Les catastrophes aériennes marquent durablement les esprits. Lorsque deux appareils Boeing 737 MAX se sont écrasés à quelques mois d’intervalle en 2018 et 2019, faisant 346 victimes, l’onde de choc a été immense. Après des mois d’enquête, le constructeur aéronautique américain vient de conclure un accord avec la justice de son pays. Une étape importante, mais qui est loin de refermer ce douloureux chapitre.
Boeing admet des erreurs et accepte de payer
Selon les termes de l’accord dévoilé ce jeudi, Boeing va plaider coupable pour avoir induit en erreur les régulateurs lors du processus d’approbation du 737 MAX. Le géant de Seattle devra aussi payer une amende de 243 millions de dollars et se soumettre à la supervision d’un contrôleur indépendant pendant 3 ans.
C’est un revirement pour Boeing, qui avait jusqu’ici toujours nié toute responsabilité directe dans les accidents des vols Lion Air 610 et Ethiopian Airlines 302. Des défaillances du système anti-décrochage MCAS avaient été mises en cause, ainsi que des manquements dans la formation des pilotes.

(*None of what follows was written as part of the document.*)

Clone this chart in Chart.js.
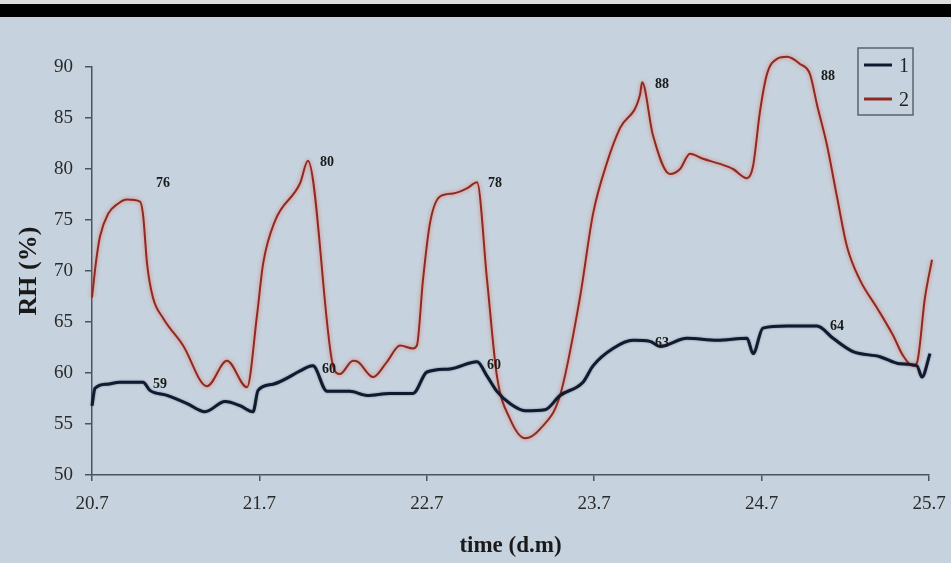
<!DOCTYPE html>
<html>
<head>
<meta charset="utf-8">
<script src="https://cdn.jsdelivr.net/npm/chart.js@4.4.0/dist/chart.umd.min.js"></script>
<style>
  html, body { margin: 0; padding: 0; }
  body { width: 951px; height: 563px; background: #c6d3de; position: relative; overflow: hidden; }
  #topGray { position: absolute; left: 0; top: 0; width: 951px; height: 4px; background: #dcdcdc; }
  #topBand { position: absolute; left: 0; top: 4px; width: 951px; height: 13px; background: #000; }
  #rhChart { position: absolute; left: 0; top: 0; }
</style>
</head>
<body>
<div id="topGray"></div>
<div id="topBand"></div>
<canvas id="rhChart" width="951" height="563"></canvas>
<script>
// x = days after 20.7
const xTickLabels = ['20.7', '21.7', '22.7', '23.7', '24.7', '25.7'];

const series2X = [0, 0.024, 0.048, 0.096, 0.155, 0.209, 0.287, 0.305, 0.329, 0.364, 0.424, 0.544, 0.687, 0.806, 0.926, 0.986,
    1.022, 1.093, 1.243, 1.29, 1.44, 1.481, 1.559, 1.589, 1.679, 1.762, 1.84, 1.918, 1.941, 1.977,
    2.019, 2.079, 2.157, 2.24, 2.3, 2.36, 2.419, 2.497, 2.587, 2.676, 2.796, 2.915, 2.993,
    3.076, 3.154, 3.274, 3.286, 3.351, 3.453, 3.513, 3.572, 3.65, 3.751, 3.829, 3.913, 3.949, 3.99,
    4.032, 4.092, 4.152, 4.229, 4.289, 4.331, 4.391, 4.45, 4.51, 4.588, 4.689, 4.785, 4.845, 4.904, 4.928, 4.976, 5.018];
const series2Y = [67.4, 70.9, 73.4, 75.6, 76.6, 77.0, 76.8, 75.5, 70.7, 67.4, 65.4, 62.7, 58.7, 61.2, 58.6, 65.7,
    70.7, 74.9, 78.6, 80.8, 60.7, 59.9, 61.2, 61.1, 59.6, 61.1, 62.7, 62.4, 62.7, 69.1,
    74.7, 77.3, 77.6, 78.1, 78.7, 69.1, 59.7, 55.5, 53.6, 54.5, 57.8, 67.4, 75.6,
    80.6, 84.0, 87.3, 88.5, 83.3, 79.5, 80.0, 81.5, 81.0, 80.5, 80.0, 79.1, 80.3, 85.6,
    89.3, 90.8, 91.0, 90.3, 89.3, 86.3, 82.3, 77.3, 72.4, 69.1, 66.4, 63.7, 61.7, 60.7, 61.0, 67.4, 71.1];

const series1X = [0, 0.018, 0.09, 0.167, 0.305, 0.346, 0.448, 0.568, 0.675, 0.795, 0.884, 0.962, 0.992,
    1.081, 1.243, 1.29, 1.32, 1.404, 1.541, 1.643, 1.78, 1.918,
    2.001, 2.139, 2.3, 2.36, 2.419, 2.497, 2.587, 2.706, 2.796, 2.933, 2.993,
    3.112, 3.232, 3.333, 3.393, 3.554, 3.734, 3.913, 3.949,
    4.008, 4.152, 4.331, 4.427, 4.546, 4.707, 4.827, 4.928, 4.958, 5.006];
const series1Y = [56.8, 58.5, 58.9, 59.1, 59.1, 58.3, 57.8, 57.0, 56.2, 57.2, 56.8, 56.2, 58.3,
    58.9, 60.2, 60.6, 60.7, 58.2, 58.2, 57.8, 58.0, 58.0,
    60.1, 60.4, 61.1, 59.7, 58.2, 57.0, 56.3, 56.4, 57.8, 59.1, 60.7,
    62.4, 63.2, 63.1, 62.6, 63.4, 63.2, 63.4, 61.9,
    64.4, 64.6, 64.6, 63.4, 62.1, 61.6, 60.9, 60.7, 59.6, 61.9];

const peakText = ['76', '59', '80', '60', '78', '60', '88', '63', '88', '64'];
const peakX = [0.424, 0.406, 1.404, 1.416, 2.407, 2.401, 3.405, 3.405, 4.397, 4.45];
const peakY = [78.6, 58.9, 80.6, 60.4, 78.6, 60.7, 88.3, 62.9, 89.1, 64.6];

const seriesNames = ['1', '2'];
const lineColors = ['#121a30', '#8e2a22'];

function toPoints(xs, ys) {
    return xs.map((x, i) => ({ x: x, y: ys[i] }));
}

const serif = "'Liberation Serif', 'Times New Roman', serif";

const extras = {
    id: 'extras',
    beforeDatasetDraw(chart, args) {
        const ctx = chart.ctx;
        ctx.save();
        if (args.index === 1) {
            ctx.shadowColor = 'rgba(235, 90, 70, 0.75)';
            ctx.shadowBlur = 4;
        } else {
            ctx.shadowColor = 'rgba(20, 30, 60, 0.5)';
            ctx.shadowBlur = 2;
        }
    },
    afterDatasetDraw(chart) {
        chart.ctx.restore();
    },
    afterDraw(chart) {
        const ctx = chart.ctx;
        const xs = chart.scales.x;
        const ys = chart.scales.y;
        const area = chart.chartArea;
        ctx.save();
        // peak labels
        ctx.font = "bold 14px " + serif;
        ctx.fillStyle = '#1a1a1a';
        ctx.textAlign = 'center';
        ctx.textBaseline = 'middle';
        peakText.forEach((t, i) => {
            ctx.fillText(t, xs.getPixelForValue(peakX[i]), ys.getPixelForValue(peakY[i]));
        });
        // legend box
        const bx = area.right - 71, by = area.top - 19, bw = 55, bh = 67;
        ctx.strokeStyle = '#5a6470';
        ctx.lineWidth = 1.5;
        ctx.strokeRect(bx, by, bw, bh);
        ctx.font = "20px " + serif;
        ctx.textAlign = 'left';
        seriesNames.forEach((name, i) => {
            const ly = by + 17 + i * 34;
            ctx.strokeStyle = lineColors[i];
            ctx.lineWidth = 3;
            ctx.beginPath();
            ctx.moveTo(bx + 6, ly);
            ctx.lineTo(bx + 34, ly);
            ctx.stroke();
            ctx.fillStyle = '#222';
            ctx.fillText(name, bx + 41, ly + 2);
        });
        ctx.restore();
    }
};

new Chart(document.getElementById('rhChart'), {
    type: 'line',
    data: {
        datasets: [{
            label: seriesNames[0],
            data: toPoints(series1X, series1Y),
            borderColor: lineColors[0],
            borderWidth: 3,
            pointRadius: 0,
            cubicInterpolationMode: 'monotone',
            clip: false
        }, {
            label: seriesNames[1],
            data: toPoints(series2X, series2Y),
            borderColor: lineColors[1],
            borderWidth: 2,
            pointRadius: 0,
            cubicInterpolationMode: 'monotone',
            clip: false
        }]
    },
    options: {
        responsive: false,
        animation: false,
        layout: { padding: { left: 0, top: 67, right: 22, bottom: 0 } },
        plugins: {
            legend: { display: false },
            tooltip: { enabled: false }
        },
        scales: {
            x: {
                type: 'linear',
                min: 0,
                max: 5,
                afterFit(scale) {
                    scale.height = 88;
                    scale.paddingLeft = 0;
                    scale.paddingRight = 0;
                },
                border: { color: '#4a5460', width: 1.5 },
                grid: { drawOnChartArea: false, tickLength: 6, color: '#4a5460', lineWidth: 1.5 },
                ticks: {
                    stepSize: 1,
                    autoSkip: false,
                    maxRotation: 0,
                    padding: 12,
                    color: '#2a2a2a',
                    font: { family: serif, size: 19 },
                    callback: (v) => xTickLabels[v]
                },
                title: {
                    display: true,
                    text: 'time (d.m)',
                    color: '#1a1a1a',
                    font: { family: serif, size: 23, weight: 'bold' },
                    padding: { top: 3, bottom: 3 }
                }
            },
            y: {
                min: 50,
                max: 90,
                afterFit(scale) {
                    scale.width = 92;
                    scale.paddingTop = 0;
                    scale.paddingBottom = 0;
                },
                border: { color: '#4a5460', width: 1.5 },
                grid: { drawOnChartArea: false, tickLength: 7, color: '#4a5460', lineWidth: 1.5 },
                ticks: {
                    stepSize: 5,
                    padding: 12,
                    color: '#2a2a2a',
                    font: { family: serif, size: 19 }
                },
                title: {
                    display: true,
                    text: 'RH (%)',
                    color: '#1a1a1a',
                    font: { family: serif, size: 26, weight: 'bold' },
                    padding: { top: 14, bottom: 0 }
                }
            }
        }
    },
    plugins: [extras]
});
</script>
</body>
</html>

Des familles de victimes déçues
Si cet accord permet à Boeing d’éviter un procès pénal, il est loin de satisfaire les proches des victimes. Leur avocat, Robert A. Clifford, a déclaré qu’ils étaient “très déçus” et que l’accord renforçait l’impression que la culture de Boeing, “privilégiant les profits à la sécurité”, n’avait pas changé malgré les drames.
Beaucoup plus de preuves ont été présentées au cours des cinq dernières années qui démontrent que la culture de Boeing privilégiant les profits à la sécurité n’a pas changé.
Robert A. Clifford, avocat des familles de victimes
Quelles leçons pour la sécurité aérienne ?
Au-delà du volet judiciaire, les crashes du 737 MAX ont mis en lumière de graves failles dans les procédures de certification des avions. Sous pression pour rivaliser avec Airbus, Boeing a pris des raccourcis et manqué de transparence envers la FAA, le régulateur américain.
Depuis, les processus ont été renforcés, avec une implication plus grande des pilotes et des experts indépendants. Mais pour beaucoup, la confiance en Boeing et dans les autorités a été durablement ébranlée. Il faudra du temps et des preuves concrètes d’une véritable remise en question pour la rétablir.
Un accord, et après ?
Cet accord amiable ne met pas fin aux déboires judiciaires de Boeing. Le constructeur fait toujours face à de nombreuses plaintes au civil de la part des familles de victimes, notamment pour obtenir des indemnisations.
De plus, l’accord prévoit que les poursuites pénales pourraient reprendre si Boeing ne respecte pas toutes ses obligations, y compris en termes d’indemnisation et de coopération avec les autorités. Le Département de la Justice aura donc un œil attentif sur l’avionneur dans les années à venir.
Enfin, il reste à voir si ce dénouement judiciaire permettra au 737 MAX, cloué au sol pendant de longs mois avant une remise en service progressive, de redécoller véritablement. De nombreuses compagnies ont annulé ou converti leurs commandes vers d’autres modèles.
Boeing jouait gros dans ce dossier du 737 MAX, crucial pour son avenir. Avec cet accord, il limite les dégâts sur le plan pénal. Mais le chemin sera encore long pour regagner la confiance des passagers, des compagnies et des autorités. Les leçons de ces tragédies devront impérativement être retenues pour éviter qu’elles ne se reproduisent.